Exactly the lines from the one with "Reproduce this chart with D3.js." through the one with "var y = d3.scaleLinear().domain([0, d3.max(counts)", inclusive, are to be repeated, and the pictures are not.

# Exercise material
___

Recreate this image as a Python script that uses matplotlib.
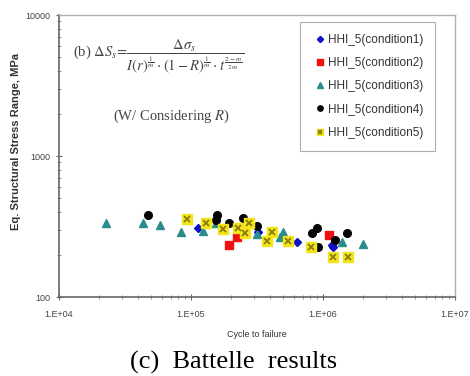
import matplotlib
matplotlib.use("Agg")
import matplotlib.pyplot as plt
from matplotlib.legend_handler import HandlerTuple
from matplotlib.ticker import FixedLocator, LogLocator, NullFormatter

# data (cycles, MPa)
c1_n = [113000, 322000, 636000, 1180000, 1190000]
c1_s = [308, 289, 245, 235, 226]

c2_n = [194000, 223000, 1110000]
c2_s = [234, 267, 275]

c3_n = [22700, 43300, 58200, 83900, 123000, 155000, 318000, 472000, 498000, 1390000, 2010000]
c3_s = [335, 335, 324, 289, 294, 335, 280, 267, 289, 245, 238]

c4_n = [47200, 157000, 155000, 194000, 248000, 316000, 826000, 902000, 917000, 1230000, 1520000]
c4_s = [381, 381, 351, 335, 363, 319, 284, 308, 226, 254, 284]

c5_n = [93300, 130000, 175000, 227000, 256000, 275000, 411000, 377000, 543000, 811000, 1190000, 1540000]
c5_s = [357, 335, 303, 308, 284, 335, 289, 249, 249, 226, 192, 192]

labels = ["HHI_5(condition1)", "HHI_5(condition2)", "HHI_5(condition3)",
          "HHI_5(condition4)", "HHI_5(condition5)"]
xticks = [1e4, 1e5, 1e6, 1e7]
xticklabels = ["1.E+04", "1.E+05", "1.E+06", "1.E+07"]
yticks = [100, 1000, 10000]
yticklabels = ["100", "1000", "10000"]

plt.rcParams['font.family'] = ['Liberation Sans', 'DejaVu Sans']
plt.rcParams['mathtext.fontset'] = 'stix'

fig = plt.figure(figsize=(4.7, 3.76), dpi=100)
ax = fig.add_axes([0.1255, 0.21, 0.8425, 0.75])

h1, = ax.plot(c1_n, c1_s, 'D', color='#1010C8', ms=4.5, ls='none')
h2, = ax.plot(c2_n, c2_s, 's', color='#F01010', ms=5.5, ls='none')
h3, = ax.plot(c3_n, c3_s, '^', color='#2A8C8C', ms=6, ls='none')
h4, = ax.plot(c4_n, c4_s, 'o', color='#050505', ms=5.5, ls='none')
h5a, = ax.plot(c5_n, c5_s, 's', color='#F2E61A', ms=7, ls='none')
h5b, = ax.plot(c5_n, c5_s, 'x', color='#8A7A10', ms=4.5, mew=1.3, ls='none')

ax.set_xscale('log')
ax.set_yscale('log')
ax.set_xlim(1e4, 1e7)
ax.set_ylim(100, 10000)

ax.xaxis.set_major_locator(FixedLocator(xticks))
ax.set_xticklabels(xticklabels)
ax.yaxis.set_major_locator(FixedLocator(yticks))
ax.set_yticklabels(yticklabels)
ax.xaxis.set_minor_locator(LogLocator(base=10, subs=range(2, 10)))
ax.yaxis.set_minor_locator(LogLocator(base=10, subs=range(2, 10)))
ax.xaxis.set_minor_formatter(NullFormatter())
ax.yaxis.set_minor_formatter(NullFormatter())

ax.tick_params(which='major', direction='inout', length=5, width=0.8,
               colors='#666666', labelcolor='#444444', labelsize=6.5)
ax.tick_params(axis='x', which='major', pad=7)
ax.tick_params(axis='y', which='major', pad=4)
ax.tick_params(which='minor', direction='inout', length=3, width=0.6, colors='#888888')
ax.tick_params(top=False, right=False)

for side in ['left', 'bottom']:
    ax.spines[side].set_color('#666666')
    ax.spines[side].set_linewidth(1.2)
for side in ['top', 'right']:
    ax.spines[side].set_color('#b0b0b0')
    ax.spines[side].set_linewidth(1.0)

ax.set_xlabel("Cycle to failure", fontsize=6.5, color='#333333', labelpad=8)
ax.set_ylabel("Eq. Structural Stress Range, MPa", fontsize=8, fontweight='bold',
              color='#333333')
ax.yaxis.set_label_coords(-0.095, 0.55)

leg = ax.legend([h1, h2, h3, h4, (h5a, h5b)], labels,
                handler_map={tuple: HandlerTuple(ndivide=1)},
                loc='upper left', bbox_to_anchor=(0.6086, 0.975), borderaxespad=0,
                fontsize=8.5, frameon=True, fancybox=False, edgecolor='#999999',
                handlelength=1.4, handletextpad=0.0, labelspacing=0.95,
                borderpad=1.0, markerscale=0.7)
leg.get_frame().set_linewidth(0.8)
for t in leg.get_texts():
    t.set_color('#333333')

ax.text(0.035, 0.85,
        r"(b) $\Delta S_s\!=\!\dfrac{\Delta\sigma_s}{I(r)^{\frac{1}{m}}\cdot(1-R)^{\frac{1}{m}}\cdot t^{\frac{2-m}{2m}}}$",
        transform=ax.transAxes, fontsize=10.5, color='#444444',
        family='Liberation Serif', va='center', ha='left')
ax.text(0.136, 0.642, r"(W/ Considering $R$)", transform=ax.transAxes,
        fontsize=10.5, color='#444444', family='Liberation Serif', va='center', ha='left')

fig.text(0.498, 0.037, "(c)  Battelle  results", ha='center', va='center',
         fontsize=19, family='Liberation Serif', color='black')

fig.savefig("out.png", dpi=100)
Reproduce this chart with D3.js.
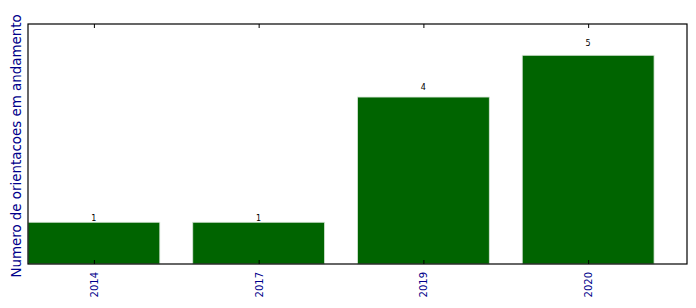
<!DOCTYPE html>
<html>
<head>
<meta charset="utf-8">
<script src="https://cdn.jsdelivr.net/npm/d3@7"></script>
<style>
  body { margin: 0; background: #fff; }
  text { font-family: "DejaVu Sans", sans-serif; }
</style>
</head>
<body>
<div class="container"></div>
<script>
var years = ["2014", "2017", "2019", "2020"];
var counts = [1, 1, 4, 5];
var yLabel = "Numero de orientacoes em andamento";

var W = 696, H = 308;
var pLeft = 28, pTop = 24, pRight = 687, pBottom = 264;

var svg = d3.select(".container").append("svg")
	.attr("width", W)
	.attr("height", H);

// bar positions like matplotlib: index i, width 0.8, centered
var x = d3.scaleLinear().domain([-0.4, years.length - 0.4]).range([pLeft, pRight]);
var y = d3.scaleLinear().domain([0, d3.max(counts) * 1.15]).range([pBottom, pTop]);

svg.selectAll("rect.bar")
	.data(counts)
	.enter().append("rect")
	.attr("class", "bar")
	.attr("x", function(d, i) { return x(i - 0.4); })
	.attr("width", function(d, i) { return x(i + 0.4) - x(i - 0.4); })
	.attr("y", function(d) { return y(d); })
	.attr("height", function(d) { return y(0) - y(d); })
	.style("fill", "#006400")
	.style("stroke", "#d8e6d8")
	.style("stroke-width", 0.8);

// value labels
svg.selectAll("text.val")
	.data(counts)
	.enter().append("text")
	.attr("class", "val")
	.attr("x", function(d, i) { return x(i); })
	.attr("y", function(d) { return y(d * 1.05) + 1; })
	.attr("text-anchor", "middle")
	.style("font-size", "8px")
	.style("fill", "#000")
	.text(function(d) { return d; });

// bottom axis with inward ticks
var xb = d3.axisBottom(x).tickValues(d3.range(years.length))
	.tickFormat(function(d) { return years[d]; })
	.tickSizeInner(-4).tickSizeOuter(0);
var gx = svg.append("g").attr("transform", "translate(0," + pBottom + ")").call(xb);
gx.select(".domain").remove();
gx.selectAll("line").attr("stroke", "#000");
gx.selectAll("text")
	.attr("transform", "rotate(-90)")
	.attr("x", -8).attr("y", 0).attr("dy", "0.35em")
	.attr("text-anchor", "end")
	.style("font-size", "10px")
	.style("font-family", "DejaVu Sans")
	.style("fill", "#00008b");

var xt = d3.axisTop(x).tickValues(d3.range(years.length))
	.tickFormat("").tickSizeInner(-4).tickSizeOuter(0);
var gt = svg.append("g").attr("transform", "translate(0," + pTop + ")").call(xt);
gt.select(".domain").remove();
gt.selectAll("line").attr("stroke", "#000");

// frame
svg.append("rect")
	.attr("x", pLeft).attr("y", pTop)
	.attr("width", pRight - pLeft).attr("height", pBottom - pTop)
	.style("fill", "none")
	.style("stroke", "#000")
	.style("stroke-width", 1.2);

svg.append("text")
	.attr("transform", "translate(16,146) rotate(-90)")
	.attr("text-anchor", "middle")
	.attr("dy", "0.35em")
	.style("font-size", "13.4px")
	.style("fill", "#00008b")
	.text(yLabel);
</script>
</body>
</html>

___

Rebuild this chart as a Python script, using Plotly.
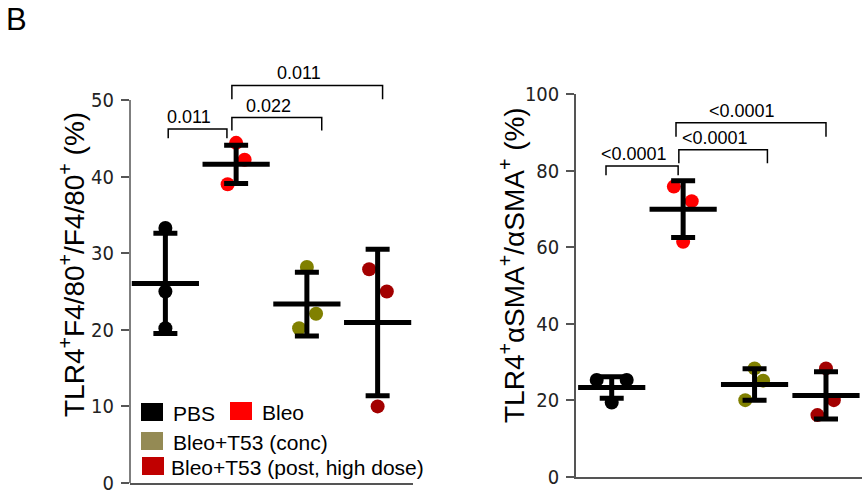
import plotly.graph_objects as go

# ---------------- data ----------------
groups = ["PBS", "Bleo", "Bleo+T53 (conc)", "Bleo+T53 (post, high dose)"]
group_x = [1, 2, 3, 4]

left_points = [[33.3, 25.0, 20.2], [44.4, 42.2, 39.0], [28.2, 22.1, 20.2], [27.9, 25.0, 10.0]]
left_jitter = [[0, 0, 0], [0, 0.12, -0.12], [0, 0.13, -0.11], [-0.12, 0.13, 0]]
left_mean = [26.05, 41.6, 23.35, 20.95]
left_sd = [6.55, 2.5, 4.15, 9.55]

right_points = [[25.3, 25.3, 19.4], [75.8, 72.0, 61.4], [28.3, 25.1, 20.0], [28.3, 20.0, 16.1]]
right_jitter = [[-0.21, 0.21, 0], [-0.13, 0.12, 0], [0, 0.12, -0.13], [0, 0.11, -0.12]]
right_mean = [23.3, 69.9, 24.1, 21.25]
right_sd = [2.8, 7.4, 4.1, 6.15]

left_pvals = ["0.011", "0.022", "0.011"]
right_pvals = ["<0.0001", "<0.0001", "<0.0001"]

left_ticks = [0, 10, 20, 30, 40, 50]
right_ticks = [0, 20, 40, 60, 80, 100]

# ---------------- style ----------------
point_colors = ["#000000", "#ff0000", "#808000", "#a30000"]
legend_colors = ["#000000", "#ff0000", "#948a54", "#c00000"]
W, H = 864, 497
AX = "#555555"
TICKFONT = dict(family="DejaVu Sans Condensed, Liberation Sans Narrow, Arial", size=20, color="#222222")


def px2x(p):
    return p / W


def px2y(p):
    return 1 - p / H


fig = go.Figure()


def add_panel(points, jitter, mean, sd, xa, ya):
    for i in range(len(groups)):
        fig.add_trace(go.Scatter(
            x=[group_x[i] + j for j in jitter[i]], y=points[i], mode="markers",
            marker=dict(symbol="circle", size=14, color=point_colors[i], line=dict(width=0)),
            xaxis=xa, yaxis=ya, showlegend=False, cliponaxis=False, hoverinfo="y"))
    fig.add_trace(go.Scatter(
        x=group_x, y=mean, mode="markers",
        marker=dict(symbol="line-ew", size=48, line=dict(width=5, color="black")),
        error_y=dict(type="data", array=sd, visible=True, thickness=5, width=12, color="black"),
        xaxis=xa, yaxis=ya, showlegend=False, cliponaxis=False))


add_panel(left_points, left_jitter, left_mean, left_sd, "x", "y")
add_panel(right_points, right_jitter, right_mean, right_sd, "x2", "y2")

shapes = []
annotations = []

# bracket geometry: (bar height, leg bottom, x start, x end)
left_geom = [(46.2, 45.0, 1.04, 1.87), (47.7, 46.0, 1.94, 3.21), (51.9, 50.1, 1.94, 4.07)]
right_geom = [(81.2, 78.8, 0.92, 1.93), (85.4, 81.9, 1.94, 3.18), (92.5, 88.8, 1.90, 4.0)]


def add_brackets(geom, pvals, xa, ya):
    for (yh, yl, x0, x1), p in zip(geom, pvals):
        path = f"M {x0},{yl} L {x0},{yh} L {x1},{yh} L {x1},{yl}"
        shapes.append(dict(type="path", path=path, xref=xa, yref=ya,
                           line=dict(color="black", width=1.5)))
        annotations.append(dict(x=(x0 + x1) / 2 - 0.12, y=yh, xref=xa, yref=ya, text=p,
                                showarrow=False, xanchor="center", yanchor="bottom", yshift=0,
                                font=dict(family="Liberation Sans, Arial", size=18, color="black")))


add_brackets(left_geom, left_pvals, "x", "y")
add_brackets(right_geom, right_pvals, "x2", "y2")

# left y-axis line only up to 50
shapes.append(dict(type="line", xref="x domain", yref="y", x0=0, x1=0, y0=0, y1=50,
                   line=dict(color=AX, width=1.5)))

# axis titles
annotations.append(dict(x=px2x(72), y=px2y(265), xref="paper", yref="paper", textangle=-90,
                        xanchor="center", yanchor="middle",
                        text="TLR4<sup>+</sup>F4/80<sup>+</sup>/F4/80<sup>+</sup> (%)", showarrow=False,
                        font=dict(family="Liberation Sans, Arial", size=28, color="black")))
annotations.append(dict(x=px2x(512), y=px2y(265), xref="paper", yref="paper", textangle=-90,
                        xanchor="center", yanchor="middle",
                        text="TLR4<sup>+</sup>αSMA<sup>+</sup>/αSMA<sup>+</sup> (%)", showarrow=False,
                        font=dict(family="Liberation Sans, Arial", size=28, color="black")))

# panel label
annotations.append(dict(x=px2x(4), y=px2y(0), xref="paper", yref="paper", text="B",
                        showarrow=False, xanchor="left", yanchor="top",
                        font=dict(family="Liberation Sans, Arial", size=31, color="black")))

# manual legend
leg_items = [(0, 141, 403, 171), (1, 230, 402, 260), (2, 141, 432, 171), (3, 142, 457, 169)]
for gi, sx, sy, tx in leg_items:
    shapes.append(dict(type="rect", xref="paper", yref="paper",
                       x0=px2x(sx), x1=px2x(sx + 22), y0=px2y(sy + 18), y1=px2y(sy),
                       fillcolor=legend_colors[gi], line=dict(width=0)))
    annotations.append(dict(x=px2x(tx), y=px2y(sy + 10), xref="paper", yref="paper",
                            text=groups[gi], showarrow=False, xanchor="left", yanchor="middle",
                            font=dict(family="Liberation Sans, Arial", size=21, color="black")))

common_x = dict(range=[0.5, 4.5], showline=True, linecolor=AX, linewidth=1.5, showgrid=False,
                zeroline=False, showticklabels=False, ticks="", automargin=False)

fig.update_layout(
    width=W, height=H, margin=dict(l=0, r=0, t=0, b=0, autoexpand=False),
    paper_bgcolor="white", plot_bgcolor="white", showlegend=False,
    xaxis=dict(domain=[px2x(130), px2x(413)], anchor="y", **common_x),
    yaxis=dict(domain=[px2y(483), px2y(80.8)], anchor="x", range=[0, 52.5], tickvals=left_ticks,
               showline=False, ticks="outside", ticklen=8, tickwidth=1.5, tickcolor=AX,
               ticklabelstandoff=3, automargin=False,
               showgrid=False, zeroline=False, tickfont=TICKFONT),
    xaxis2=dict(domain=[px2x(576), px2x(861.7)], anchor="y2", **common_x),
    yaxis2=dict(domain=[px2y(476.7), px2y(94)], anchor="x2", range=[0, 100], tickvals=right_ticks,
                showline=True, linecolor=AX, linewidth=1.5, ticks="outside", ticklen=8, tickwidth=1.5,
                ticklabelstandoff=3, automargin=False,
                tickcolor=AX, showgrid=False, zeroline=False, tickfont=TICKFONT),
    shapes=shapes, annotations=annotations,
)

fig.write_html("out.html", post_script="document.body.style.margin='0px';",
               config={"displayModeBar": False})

___

# Exercise solution
Reproduce this chart with D3.js.
<!DOCTYPE html>
<html>
<head>
<meta charset="utf-8">
<script src="https://cdn.jsdelivr.net/npm/d3@7"></script>
<style>
  body { margin: 0; background: #fff; }
  text { font-family: "DejaVu Sans", sans-serif; }
</style>
</head>
<body>
<div class="container"></div>
<script>
var years = ["2014", "2017", "2019", "2020"];
var counts = [1, 1, 4, 5];
var yLabel = "Numero de orientacoes em andamento";

var W = 696, H = 308;
var pLeft = 28, pTop = 24, pRight = 687, pBottom = 264;

var svg = d3.select(".container").append("svg")
	.attr("width", W)
	.attr("height", H);

// bar positions like matplotlib: index i, width 0.8, centered
var x = d3.scaleLinear().domain([-0.4, years.length - 0.4]).range([pLeft, pRight]);
var y = d3.scaleLinear().domain([0, d3.max(counts) * 1.15]).range([pBottom, pTop]);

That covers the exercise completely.